Officials from the U.S. and other nations involved in the search for missing Malaysia Airlines Flight 370 have expressed exasperation at claims of possible discovery made by the Chinese that they say have cost investigators vital time, according to a published report.
The New York Times reports that China's claim earlier this month that one of its ships had detected possible signals from the plane's black boxes hundreds of miles away from where the search is now concentrated was the latest in a series of proclamations that have drawn the ire of other countries.
The signals allegedly detected April 5 by the Chinese ship Haixun 01 caused search officials to send the British ship HMS Echo to assist the Chinese vessel instead of to the area where the Australian ship Ocean Shield was located. Later in the week, Ocean Shield picked up four signals that Angus Houston, the Australian head of the search coordinating committee, called "the very best lead we have."
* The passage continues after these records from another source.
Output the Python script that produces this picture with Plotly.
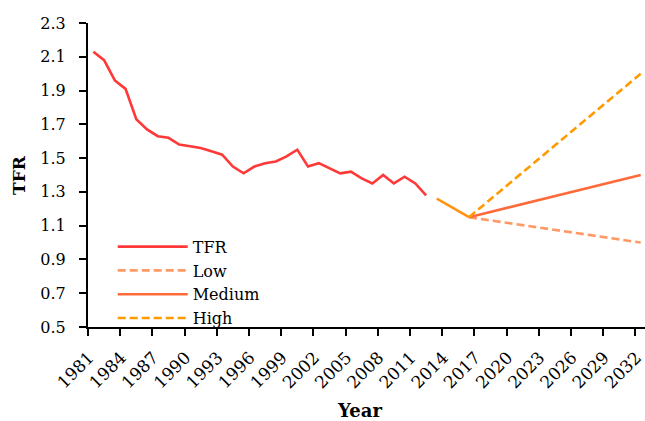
import plotly.graph_objects as go

# Observed total fertility rate
tfr_years = list(range(1981, 2013))
tfr_values = [2.13, 2.08, 1.96, 1.91, 1.73, 1.67, 1.63, 1.62, 1.58, 1.57,
              1.56, 1.54, 1.52, 1.45, 1.41, 1.45, 1.47, 1.48, 1.51, 1.55,
              1.45, 1.47, 1.44, 1.41, 1.42, 1.38, 1.35, 1.40, 1.35, 1.39,
              1.35, 1.28]

# Estimated bridge period before projections
est_years = [2013, 2016]
est_values = [1.26, 1.15]

# Projection scenarios
proj_years = [2016, 2032]
low_values = [1.15, 1.00]
medium_values = [1.15, 1.40]
high_values = [1.15, 2.00]

tick_years = list(range(1981, 2033, 3))
y_ticks = [0.5, 0.7, 0.9, 1.1, 1.3, 1.5, 1.7, 1.9, 2.1, 2.3]

FONT = "DejaVu Serif"
C_TFR = "#FF3838"
C_LOW = "#FF9A66"
C_MED = "#FF6A3A"
C_HIGH = "#FF9A00"
C_EST = "#FF9410"
LW = 2.6
DASH = "8px,4px"

fig = go.Figure()
fig.add_trace(go.Scatter(x=tfr_years, y=tfr_values, mode="lines", name="TFR",
                         line=dict(color=C_TFR, width=LW)))
fig.add_trace(go.Scatter(x=proj_years, y=low_values, mode="lines", name="Low",
                         line=dict(color=C_LOW, width=LW, dash=DASH)))
fig.add_trace(go.Scatter(x=proj_years, y=medium_values, mode="lines", name="Medium",
                         line=dict(color=C_MED, width=LW)))
fig.add_trace(go.Scatter(x=proj_years, y=high_values, mode="lines", name="High",
                         line=dict(color=C_HIGH, width=LW, dash=DASH)))
fig.add_trace(go.Scatter(x=est_years, y=est_values, mode="lines", name="Estimate",
                         showlegend=False, line=dict(color=C_EST, width=LW)))

fig.update_layout(
    width=645, height=421,
    margin=dict(l=88, r=0, t=23, b=94),
    paper_bgcolor="white", plot_bgcolor="white",
    font=dict(family=FONT, size=16, color="black"),
    showlegend=True,
    legend=dict(x=0.0444, y=0.32, xanchor="left", yanchor="top",
                bgcolor="rgba(0,0,0,0)", font=dict(size=16),
                itemwidth=70, tracegroupgap=0),
)

fig.update_xaxes(
    range=[1980.5, 2032.4],
    automargin=False,
    tickmode="array",
    tickvals=[y - 0.5 for y in tick_years],
    ticktext=[str(y) for y in tick_years],
    tickangle=-45,
    ticks="outside", ticklen=7, tickwidth=2, tickcolor="black",
    showline=True, linecolor="black", linewidth=2,
    showgrid=False, zeroline=False,
    tickfont=dict(size=17),
    ticklabelstandoff=5,
    ticklabelshift=1,
    ticklabeloverflow="allow",
)
fig.update_yaxes(
    range=[0.5, 2.3],
    automargin=False,
    tickmode="array",
    tickvals=y_ticks,
    ticktext=[f"{v:.1f}" for v in y_ticks],
    ticks="outside", ticklen=7, tickwidth=2, tickcolor="black",
    showline=True, linecolor="black", linewidth=2,
    showgrid=False, zeroline=False,
    tickfont=dict(size=16),
    ticklabelstandoff=10,
)

fig.add_annotation(text="<b>Year</b>", xref="paper", yref="paper",
                   x=(359 - 88) / 557, y=-(410 - 327) / 304,
                   xanchor="center", yanchor="middle", showarrow=False,
                   font=dict(size=18, family=FONT))
fig.add_annotation(text="<b>TFR</b>", xref="paper", yref="paper",
                   x=-(88 - 19) / 557, y=0.5, textangle=-90,
                   xanchor="center", yanchor="middle", showarrow=False,
                   font=dict(size=17, family=FONT))

fig.write_html("out.html")
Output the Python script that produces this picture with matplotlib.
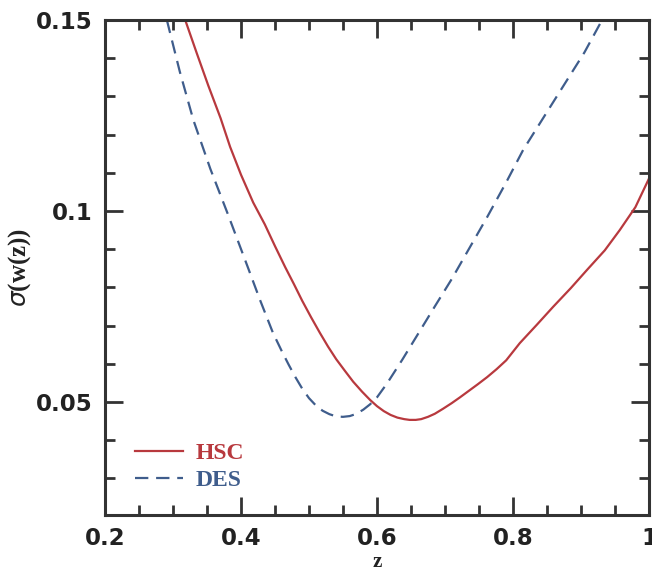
import matplotlib
matplotlib.use("Agg")
import matplotlib.pyplot as plt
from matplotlib.ticker import MultipleLocator, FixedLocator, FixedFormatter

hsc_z = [0.318, 0.335, 0.352, 0.37, 0.384, 0.40, 0.418, 0.435, 0.45, 0.465, 0.478,
         0.49, 0.503, 0.516, 0.528, 0.54, 0.553, 0.565, 0.578, 0.59, 0.60, 0.61,
         0.62, 0.63, 0.64, 0.648, 0.657, 0.665, 0.675, 0.685, 0.697, 0.71, 0.722,
         0.735, 0.748, 0.762, 0.776, 0.79, 0.81, 0.835, 0.859, 0.885, 0.909,
         0.935, 0.957, 0.98, 1.0]
hsc_sigma = [0.150, 0.1413, 0.1328, 0.1243, 0.1168, 0.1095, 0.1022, 0.0965, 0.0908,
             0.0853, 0.0808, 0.0765, 0.0722, 0.0681, 0.0645, 0.0612, 0.0581, 0.0553,
             0.0527, 0.0505, 0.0489, 0.0476, 0.0466, 0.0459, 0.0455, 0.0453, 0.0453,
             0.0455, 0.0461, 0.0469, 0.0482, 0.0497, 0.0512, 0.0529, 0.0546, 0.0565,
             0.0586, 0.0609, 0.0654, 0.0702, 0.0749, 0.0798, 0.0846, 0.0897, 0.0950,
             0.1010, 0.1085]

des_z = [0.291, 0.31, 0.33, 0.355, 0.38, 0.41, 0.428, 0.447, 0.46, 0.47, 0.48,
         0.49, 0.50, 0.51, 0.52, 0.53, 0.54, 0.55, 0.56, 0.57, 0.58, 0.59, 0.60,
         0.615, 0.637, 0.66, 0.685, 0.71, 0.735, 0.762, 0.79, 0.815, 0.845, 0.875,
         0.905, 0.931]
des_sigma = [0.150, 0.1365, 0.1238, 0.1110, 0.0995, 0.0853, 0.0767, 0.0681, 0.0633,
             0.0598, 0.0565, 0.0535, 0.0510, 0.0491, 0.0477, 0.0468, 0.0462, 0.0461,
             0.0463, 0.0469, 0.0480, 0.0494, 0.0512, 0.0549, 0.0610, 0.0677, 0.0750,
             0.0822, 0.0900, 0.0984, 0.1075, 0.1160, 0.1245, 0.1330, 0.1415, 0.150]

series_names = ["HSC", "DES"]

x_ticks = [0.2, 0.4, 0.6, 0.8, 1.0]
x_ticklabels = ["0.2", "0.4", "0.6", "0.8", "1"]
y_ticks = [0.05, 0.1, 0.15]
y_ticklabels = ["0.05", "0.1", "0.15"]

red = "#b8393e"
blue = "#3f5d8c"
axis_col = "#333333"

fig = plt.figure(figsize=(6.52, 5.70), dpi=100)
ax = fig.add_axes([0.161, 0.0965, 0.8344, 0.8684])

ax.plot(hsc_z, hsc_sigma, color=red, lw=1.6, label=series_names[0])
ax.plot(des_z, des_sigma, color=blue, lw=1.6, ls=(0, (6, 3.5)), label=series_names[1])

ax.set_xlim(0.2, 1.0)
ax.set_ylim(0.0204, 0.15)

ax.xaxis.set_major_locator(FixedLocator(x_ticks))
ax.xaxis.set_major_formatter(FixedFormatter(x_ticklabels))
ax.xaxis.set_minor_locator(MultipleLocator(0.05))
ax.yaxis.set_major_locator(FixedLocator(y_ticks))
ax.yaxis.set_major_formatter(FixedFormatter(y_ticklabels))
ax.yaxis.set_minor_locator(MultipleLocator(0.01))

ax.tick_params(which="both", direction="in", top=True, right=True,
               color=axis_col, width=2)
ax.tick_params(which="major", length=13, pad=9)
ax.tick_params(which="minor", length=7)
for lab in ax.get_xticklabels() + ax.get_yticklabels():
    lab.set_fontfamily("DejaVu Sans")
    lab.set_fontweight("bold")
    lab.set_fontsize(16.5)
    lab.set_color("#222222")
for sp in ax.spines.values():
    sp.set_linewidth(2.2)
    sp.set_color(axis_col)

ax.set_xlabel("z", family="Liberation Serif", fontweight="bold", fontsize=15,
              labelpad=1, color="#222222")
ax.set_ylabel(r"$\sigma$(w(z))", family="Liberation Serif", fontweight="bold",
              fontsize=18, labelpad=2, color="#222222")

leg = ax.legend(loc="lower left", bbox_to_anchor=(0.017, 0.005), frameon=False,
                handlelength=2.0, handletextpad=0.55, labelspacing=0.25,
                prop={"family": "Liberation Serif", "weight": "bold", "size": 17})
for txt, col in zip(leg.get_texts(), [red, blue]):
    txt.set_color(col)

fig.savefig("out.png", dpi=100)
The Times report cities officials who say the search field might have been narrowed further had the HMS Echo not been initially sent to aid the Chinese ship, whose crew members used hand-held hydrophones to allegedly located the signals. The batteries on the black boxes that enable their beacons to emit signals to search vessels are now believed to have died.
Flight 370 disappeared en route from Kuala Lumpur to Beijing in the early morning hours of March 8 with 239 people on board. Most of the passengers were Chinese citizens, and the Beijing government had not been shy in criticizing the conduct of the initial search by Malaysian authorities.
But the Chinese provided another false lead in the early days of the search, releasing satellite photographs of purported wreckage in the South China Sea that turned out to be of unrelated debris.
"Everybody wants to find the plane," a senior Defense Department official told the Times before noting "false leads slow down the investigation."